MONTCALM TOWNSHIP, Mich. (WOOD) — While most of West Michigan was sleeping, wind-fed flames tore through an 11-acre complex Saturday night with little resistance.
“The fire load inside was massive. That word doesn’t even do it justice. Floor to ceiling bumpers and cardboard — plastic bumpers and cardboard,” Montcalm Township Firefighter Randy Kibilko said. “It is the largest fire that I have ever been a part of — period.”
The fire started around 10:30 p.m. at Keystone Automotive, a massive equipment and accessories distributor, on Vining Road south of Peck Road.
“It’s a complete loss. Everything’s gone,” Montcalm Township Fire Chief Dickinson.
Authorities say no one was hurt.
“The fire was just too big, too hot, too fast, there was no way we were going to get ahead of it, so it was strictly defensive,” Kibilko said. “You don’t really train for something like this. You train for a quarter of that this was.”
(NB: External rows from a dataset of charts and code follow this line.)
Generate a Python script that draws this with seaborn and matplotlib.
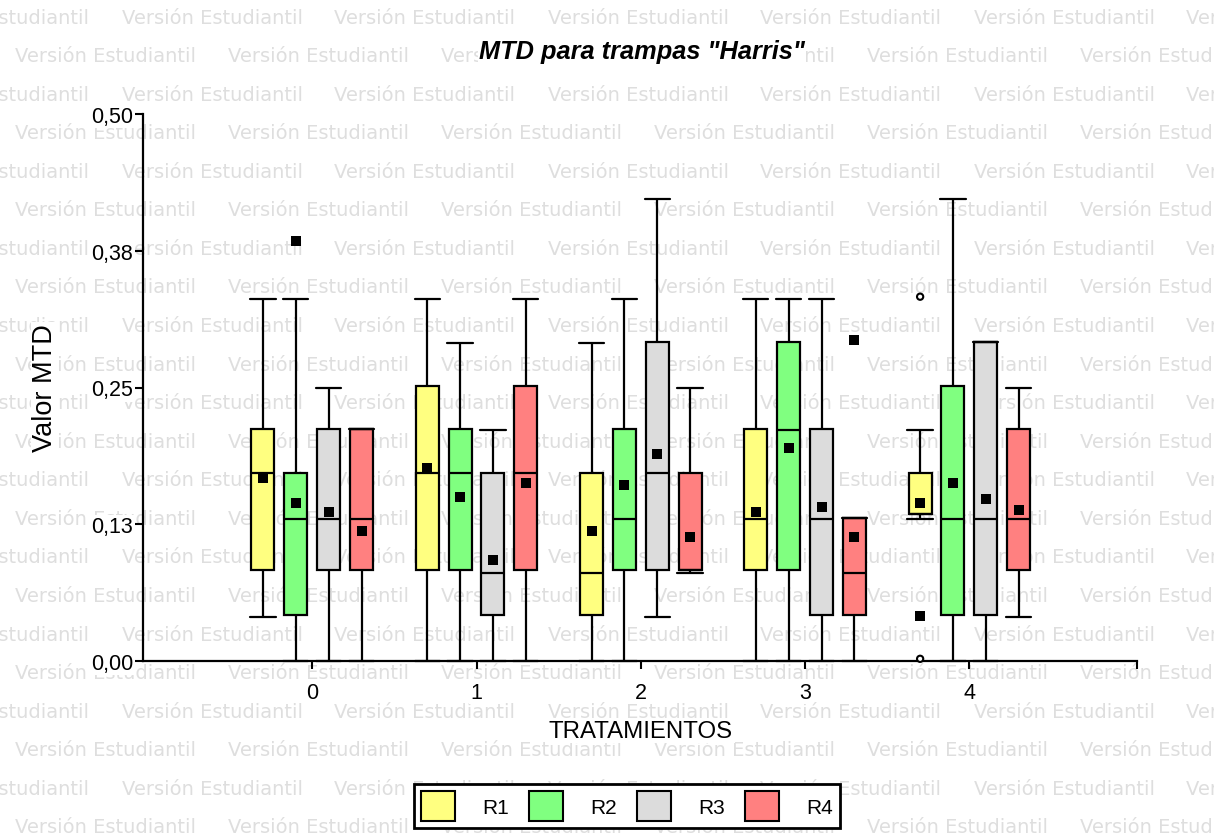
import pandas as pd
import seaborn as sns
import matplotlib.pyplot as plt
from matplotlib.patches import Patch

# --- data (InfoStat box plot) ---
tratamientos = ["0", "1", "2", "3", "4"]
reps = ["R1", "R2", "R3", "R4"]
colores = ["#FFFF80", "#80FF80", "#DCDCDC", "#FF8080"]

# rows = tratamiento 0..4, columns = R1..R4
minimo = [[0.040, 0.000, 0.000, 0.000],
          [0.000, 0.000, 0.000, 0.000],
          [0.000, 0.000, 0.040, 0.080],
          [0.000, 0.000, 0.000, 0.000],
          [0.130, 0.000, 0.000, 0.040]]
q1 = [[0.083, 0.042, 0.083, 0.083],
      [0.083, 0.083, 0.042, 0.083],
      [0.042, 0.083, 0.083, 0.083],
      [0.083, 0.083, 0.042, 0.042],
      [0.134, 0.042, 0.042, 0.083]]
mediana = [[0.172, 0.130, 0.130, 0.130],
           [0.172, 0.172, 0.080, 0.172],
           [0.080, 0.130, 0.172, 0.083],
           [0.130, 0.211, 0.130, 0.080],
           [0.134, 0.130, 0.130, 0.130]]
q3 = [[0.212, 0.172, 0.212, 0.212],
      [0.251, 0.212, 0.172, 0.251],
      [0.172, 0.212, 0.292, 0.172],
      [0.212, 0.292, 0.212, 0.131],
      [0.172, 0.251, 0.292, 0.212]]
maximo = [[0.331, 0.331, 0.250, 0.212],
          [0.331, 0.291, 0.211, 0.331],
          [0.291, 0.331, 0.422, 0.250],
          [0.331, 0.331, 0.331, 0.131],
          [0.211, 0.422, 0.292, 0.250]]
media = [[0.167, 0.144, 0.136, 0.119],
         [0.176, 0.150, 0.092, 0.163],
         [0.119, 0.161, 0.189, 0.113],
         [0.136, 0.195, 0.141, 0.113],
         [0.144, 0.163, 0.148, 0.138]]

# extra filled squares and hollow outliers
extra_trat = ["0", "3", "4"]
extra_rep = ["R2", "R4", "R1"]
extra_val = [0.384, 0.293, 0.041]
out_trat = ["4", "4"]
out_rep = ["R1", "R1"]
out_val = [0.333, 0.002]

ytick_vals = [0.0, 0.125, 0.25, 0.375, 0.5]
ytick_labels = ["0,00", "0,13", "0,25", "0,38", "0,50"]

# five values per box -> quartiles come out exactly as read
rows = []
for i, t in enumerate(tratamientos):
    for j, r in enumerate(reps):
        for v in (minimo[i][j], q1[i][j], mediana[i][j], q3[i][j], maximo[i][j]):
            rows.append({"Tratamiento": t, "Rep": r, "Valor": v})
df_box = pd.DataFrame(rows)
df_media = pd.DataFrame([{"Tratamiento": t, "Rep": r, "Valor": media[i][j]}
                         for i, t in enumerate(tratamientos) for j, r in enumerate(reps)])
df_extra = pd.DataFrame({"Tratamiento": extra_trat, "Rep": extra_rep, "Valor": extra_val})
df_out = pd.DataFrame({"Tratamiento": out_trat, "Rep": out_rep, "Valor": out_val})

sns.set_style("white")
plt.rcParams["font.family"] = ["Liberation Sans", "DejaVu Sans"]
plt.rcParams["text.color"] = "black"
plt.rcParams["xtick.color"] = "black"
plt.rcParams["ytick.color"] = "black"

W, H = 1214, 837
fig = plt.figure(figsize=(W / 100, H / 100), dpi=100)
fig.patch.set_facecolor("white")

# watermark
for k in range(22):
    yy = 1 - (18 + k * 38.57) / H
    x0 = 15 if k % 2 else 15 - 106.5
    for c in range(7):
        fig.text((x0 + c * 213) / W, yy, "Versión Estudiantil", family="DejaVu Sans",
                 fontsize=14, color="#dedede", ha="left", va="center", zorder=-10)

ax = fig.add_axes([143 / W, 1 - 662 / H, (1137 - 143) / W, (662 - 115) / H])
ax.patch.set_alpha(0)

sns.boxplot(data=df_box, x="Tratamiento", y="Valor", hue="Rep",
            order=tratamientos, hue_order=reps, palette=colores, saturation=1,
            width=0.8, gap=0.3, whis=(0, 100), showfliers=False,
            linewidth=1.6, linecolor="black", legend=False, ax=ax)

# caps a bit wider than the boxes
box_w = 0.8 / len(reps) * (1 - 0.3)
for ln in ax.lines:
    xd, yd = ln.get_xdata(), ln.get_ydata()
    if len(xd) == 2 and yd[0] == yd[1] and abs(xd[1] - xd[0]) < 0.9 * box_w:
        cx = (xd[0] + xd[1]) / 2
        ln.set_xdata([cx - 0.55 * box_w, cx + 0.55 * box_w])
        ln.set_clip_on(False)

black = {r: "black" for r in reps}
sns.stripplot(data=df_media, x="Tratamiento", y="Valor", hue="Rep",
              order=tratamientos, hue_order=reps, palette=black,
              dodge=True, jitter=False, marker="s", size=6.5, linewidth=0,
              legend=False, zorder=5, ax=ax)
sns.stripplot(data=df_extra, x="Tratamiento", y="Valor", hue="Rep",
              order=tratamientos, hue_order=reps, palette=black,
              dodge=True, jitter=False, marker="s", size=6.5, linewidth=0,
              legend=False, zorder=5, ax=ax)
n_before = len(ax.collections)
sns.stripplot(data=df_out, x="Tratamiento", y="Valor", hue="Rep",
              order=tratamientos, hue_order=reps, palette={r: "white" for r in reps},
              dodge=True, jitter=False, marker="o", size=4.5, linewidth=1.5,
              edgecolor="black", legend=False, zorder=5, ax=ax)
for coll in ax.collections[n_before:]:
    if len(coll.get_offsets()) > 0:
        coll.set_clip_on(False)

ax.set_xlim(-1.03, 5.02)
ax.set_ylim(0, 0.5)
ax.set_yticks(ytick_vals, ytick_labels)
ax.set_xticks([0, 1, 2, 3, 4, 5.02], tratamientos + [""])
ax.set_xlabel("")
ax.set_ylabel("")
for s in ["top", "right"]:
    ax.spines[s].set_visible(False)
for s in ["left", "bottom"]:
    ax.spines[s].set_linewidth(1.6)
    ax.spines[s].set_color("black")
ax.tick_params(axis="y", direction="out", length=6, width=1.5, pad=1, labelsize=15.5,
               left=True, colors="black")
ax.tick_params(axis="x", direction="out", length=6, width=1.5, pad=9, labelsize=15.5,
               bottom=True, colors="black")
for lab in ax.get_xticklabels() + ax.get_yticklabels():
    lab.set_bbox(dict(facecolor="white", edgecolor="none", pad=1))

wb = dict(facecolor="white", edgecolor="none", pad=1)
fig.text(642 / W, 1 - 52 / H, 'MTD para trampas "Harris"', fontsize=18.3, color="black",
         fontweight="bold", fontstyle="italic", ha="center", va="center", bbox=wb)
fig.text(641 / W, 1 - 732 / H, "TRATAMIENTOS", fontsize=17.3, color="black",
         ha="center", va="center", bbox=wb)
fig.text(45 / W, 1 - 388 / H, "Valor MTD", fontsize=19.5, rotation=90, color="black",
         ha="center", va="center", bbox=wb)

handles = [Patch(facecolor=c, edgecolor="black", linewidth=1.5) for c in colores]
leg = fig.legend(handles, reps, loc="center", bbox_to_anchor=(627 / W, 1 - 807 / H),
                 ncol=4, fontsize=15, frameon=True, fancybox=False, framealpha=1,
                 edgecolor="black", borderpad=0.35, handlelength=1.65, handleheight=1.8,
                 handletextpad=1.3, columnspacing=0.95, labelcolor="black")
leg.get_frame().set_linewidth(2)

fig.savefig("out.png", dpi=100, facecolor="white")
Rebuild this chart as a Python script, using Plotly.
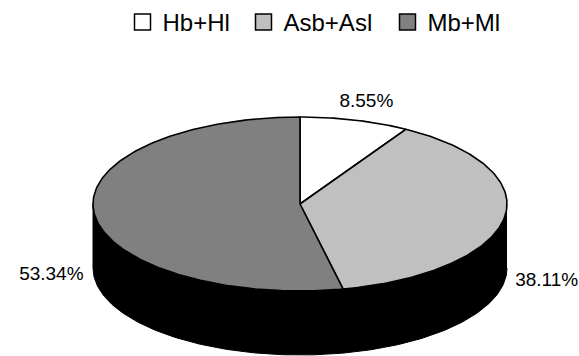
import numpy as np
import plotly.graph_objects as go

# ---- data ----
categories = ["Hb+Hl", "Asb+Asl", "Mb+Ml"]
percentages = [8.55, 38.11, 53.34]
colors = ["#ffffff", "#c0c0c0", "#808080"]
labels = ["8.55%", "38.11%", "53.34%"]

# ---- layout geometry (pixels) ----
W, H = 579, 356
cx, cy = 300, 204      # centre of the top face
a, b = 207, 87         # semi axes of the top face
depth = 64             # height of the pie's side wall
font = "Arial, Liberation Sans, sans-serif"
legend_x_px = [122.5, 243.5, 387.5]   # left edge of each legend entry


def ell(theta, dy=0.0, ra=a, rb=b):
    return cx + ra * np.sin(theta), cy - rb * np.cos(theta) + dy


fig = go.Figure()

# side wall (front half of the cylinder)
t = np.linspace(np.pi / 2, 3 * np.pi / 2, 200)
x1, y1 = ell(t)
x2, y2 = ell(t[::-1], depth)
fig.add_trace(go.Scatter(
    x=np.concatenate([x1, x2]), y=np.concatenate([y1, y2]),
    fill="toself", fillcolor="#000000", mode="lines",
    line=dict(color="#000000", width=1), showlegend=False, hoverinfo="skip"))

# top face slices, clockwise from 12 o'clock
total = sum(percentages)
start = 0.0
mids = []
for name, p, col in zip(categories, percentages, colors):
    th0 = 2 * np.pi * start / total
    th1 = 2 * np.pi * (start + p) / total
    tt = np.linspace(th0, th1, max(int(p * 4), 8))
    ex, ey = ell(tt)
    xs = np.concatenate([[cx], ex, [cx]])
    ys = np.concatenate([[cy], ey, [cy]])
    fig.add_trace(go.Scatter(
        x=xs, y=ys, fill="toself", fillcolor=col, mode="lines",
        line=dict(color="#000000", width=1.6), name=name, legendgroup=name,
        showlegend=False, hoverinfo="text", text=f"{name}: {p:.2f}%"))
    mids.append((th0 + th1) / 2)
    start += p

# legend entries (square swatches), one legend box per entry
legend_ids = ["legend", "legend2", "legend3"]
for name, col, lid in zip(categories, colors, legend_ids):
    fig.add_trace(go.Scatter(
        x=[None], y=[None], mode="markers", name=name, legendgroup=name,
        legend=lid,
        marker=dict(symbol="square", size=16, color=col,
                    line=dict(color="#000000", width=1.5))))

# percentage labels
lx, ly = [], []
for th in mids:
    x, y = ell(th, ra=250, rb=110)
    lx.append(x)
    ly.append(y + depth * 0.95 * np.sin(th) ** 2)
fig.add_trace(go.Scatter(
    x=lx, y=ly, mode="text", text=labels, textposition="middle center",
    textfont=dict(family=font, size=19, color="#000000"),
    showlegend=False, hoverinfo="skip"))

legend_common = dict(orientation="h", y=1.0, xanchor="left", yanchor="top",
                     font=dict(family=font, size=24, color="#000000"),
                     bgcolor="rgba(0,0,0,0)")
layout_legends = {}
for lid, px in zip(legend_ids, legend_x_px):
    layout_legends[lid] = dict(legend_common, x=px / W)

fig.update_layout(
    width=W, height=H, margin=dict(l=0, r=0, t=0, b=0),
    paper_bgcolor="#ffffff", plot_bgcolor="#ffffff",
    xaxis=dict(range=[0, W], visible=False, fixedrange=True),
    yaxis=dict(range=[H, 0], visible=False, fixedrange=True),
    **layout_legends,
)

fig.write_html("out.html")
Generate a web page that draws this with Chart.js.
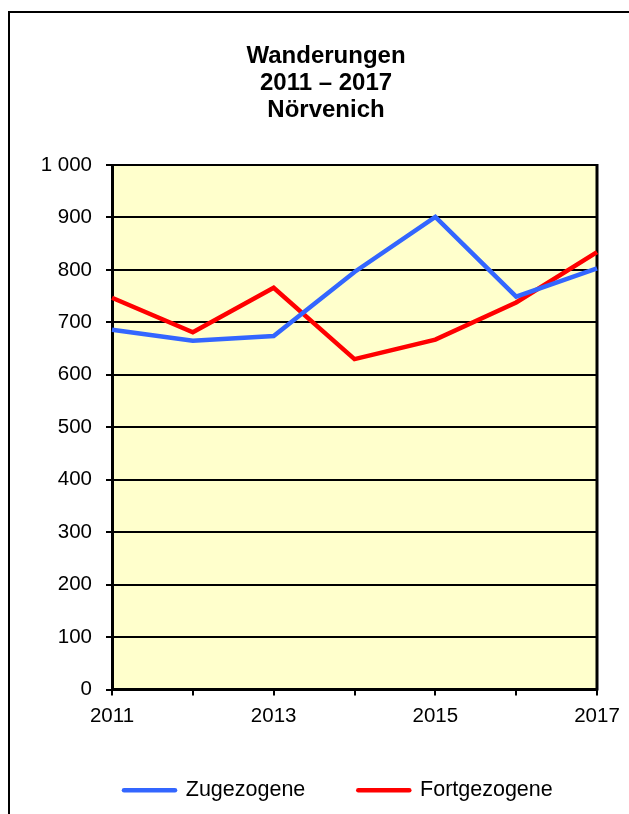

Fire crews, pulling double shifts and working on caffeine and little sleep, could only hope to contain it. They say the community members who have stepped up to bring food and snacks have made the difference.
“It’s hard to have inspiration, but when you got people dropping food off and coffee, it really keeps you going,” Kibilko told News 8 Sunday.
The roof had already collapsed by the time fire crews arrived Saturday night. Dickinson said wind carried flames from the south end of the facility to the north, aided by tunnels connecting multiple buildings, plastics burning inside and the big timber construction of the structure.
“It went through the whole building. At that point, we couldn’t even get trucks close enough to put water on it,” Dickinson told reporters at the scene. “You can’t put manpower up there ’cause it’s so hot and there’s so many chemicals — hazardous chemicals — and things in the building. Of course, you can probably hear the explosions inside.”
So he said crews were taking a “surround and drown” approach, working first to stop the fire from spreading and then putting it out. Two of the departments at the scene were focused solely on keeping the flames from jumping to potato storage buildings to the north of the plant.
“We’re trying to await for (the fire) to die down a little bit so we can get up there and get it put out,” Dickinson said.
With the factory in a rural area and no hydrants nearby, multiple pump stations were set up to the north and south so tanker trucks could go back and forth to refill.
“We’ll be here for probably multiple days just to finish putting the fire out,” Dickinson said.
Nearly 1,000 Consumers Energy customers nearby lost power as the fire raged, according to Consumers’ interactive outage map. It has since been restored.
Employees of Keystone hope the community steps up to support them.
“I was looking forward to that last check for my kid for his first Christmas and (I) don’t know what I’m gonna do,” Matt Raab, an employee of Keystone told News 8.
“It is emotional, it’s heartbreaking. We just hope that community can come together for these people and see if we can get some donations to them — whatever they need to help them have a decent holiday,” Kibilko said.
The cause of the fire is not yet known, but Dickinson said the passerby who called 911 to report it said it was burning at the southwest end of the building, where offices are located.
10 departments were on scene fighting the fire and two more were put on standby to man emptied fire stations.
Michigan State Police is investigating the incident. At this time, they are not ruling out suspicious activity.